Let's take a closer look at data growth and device sales on Slide 8. Total data revenue grew $1 billion or 22.3% year-over-year, and now represents 38% of total service revenue. A key driver of data growth in 2011 will be the increased penetration of smartphones in our retail postpaid phone base. To that end, we made good progress, ending the quarter with penetration of 32%.

Roughly 60% of all phones sold in the quarter were smartphones, up from 36% just one year ago. 65% of all smartphone sales were new to the category, meaning they were existing customers with feature phones or new Verizon customers. With regard to the iPhone, specifically, 48% of upgrades were new to the smartphone category, meaning, the $30 monthly data plan is incremental revenue.

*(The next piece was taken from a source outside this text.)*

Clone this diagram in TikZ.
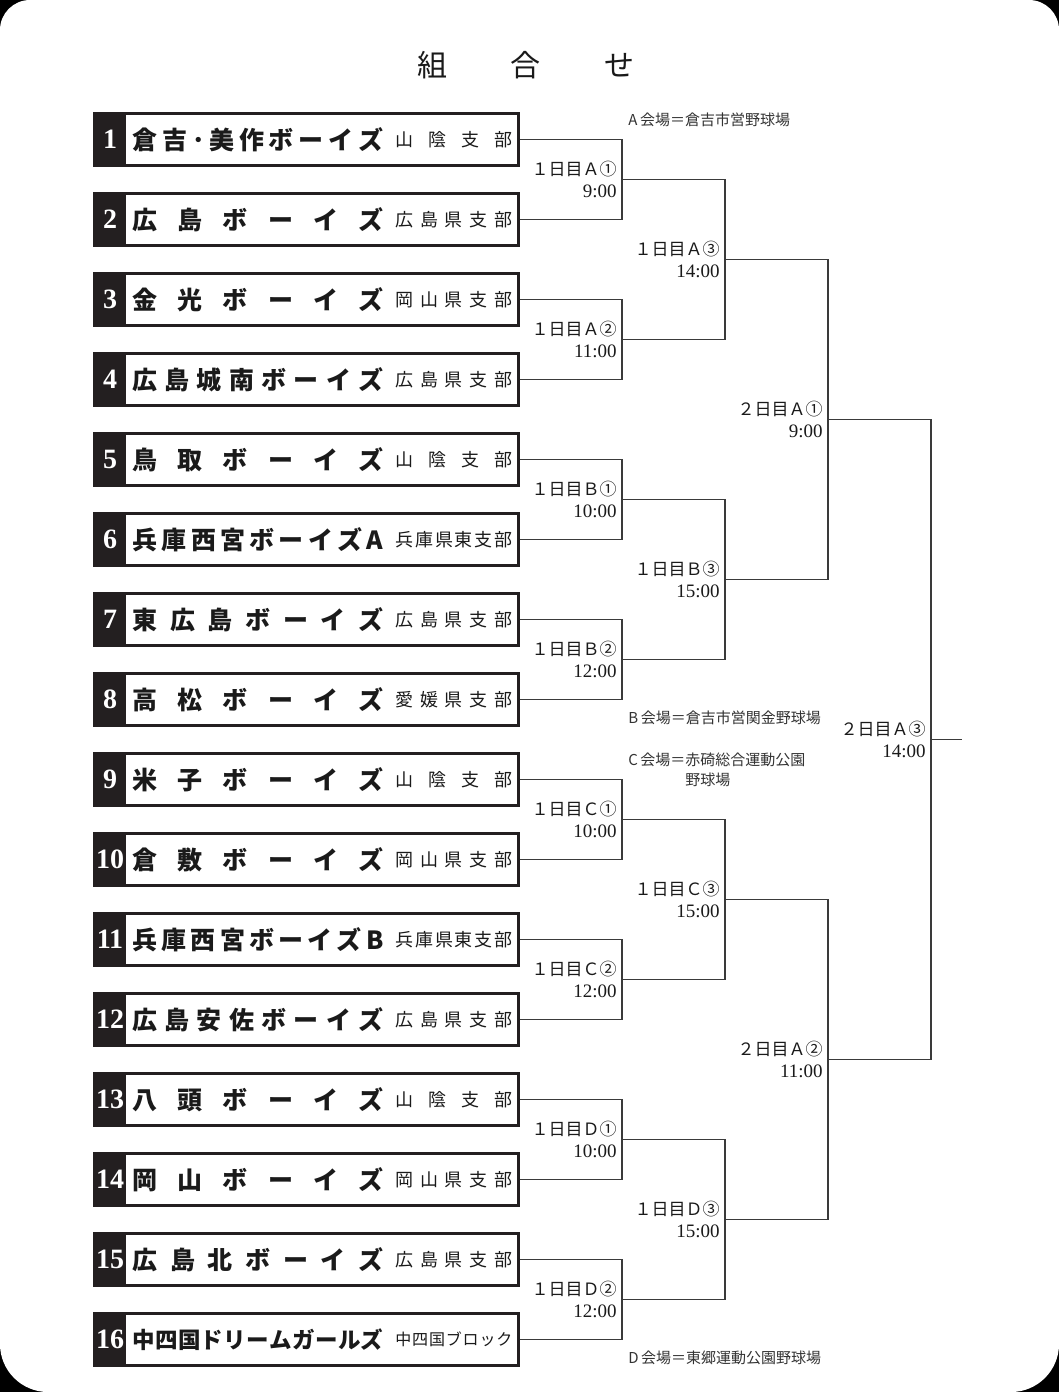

About 22% of our iPhone activations represent new Verizon customers. In terms of 4G LTE, we've seen strong demand for the HTC ThunderBolt and for the PC Cards. On March 29, we introduced our first 4G mobile hotspot device and this past Monday, we announced the availability of our second one. We think these 4G mobile hotspots will be very popular with customers, as they essentially allow any WiFi-enabled device to function as a 4G LTE networked device.

We expect demand for our 4G LTE products to strengthen as more smartphones, tablets and hotspots are added to our device portfolio. This includes the recent launch of the Novatel and Samsung mobile hotspots, as well as the addition of new 4G LTE smartphones in April, May and beyond. Clearly, our LTE network performance, our continued build-out, and the successful early product launches are having a very positive impact on the development and strength of the entire LTE ecosystem. As customer acceptance and enthusiasm for smartphones, tablets and all kinds of connected devices gains momentum and becomes more integral to the people's personal and work life, innovation will drive this entire category and expand the overall market.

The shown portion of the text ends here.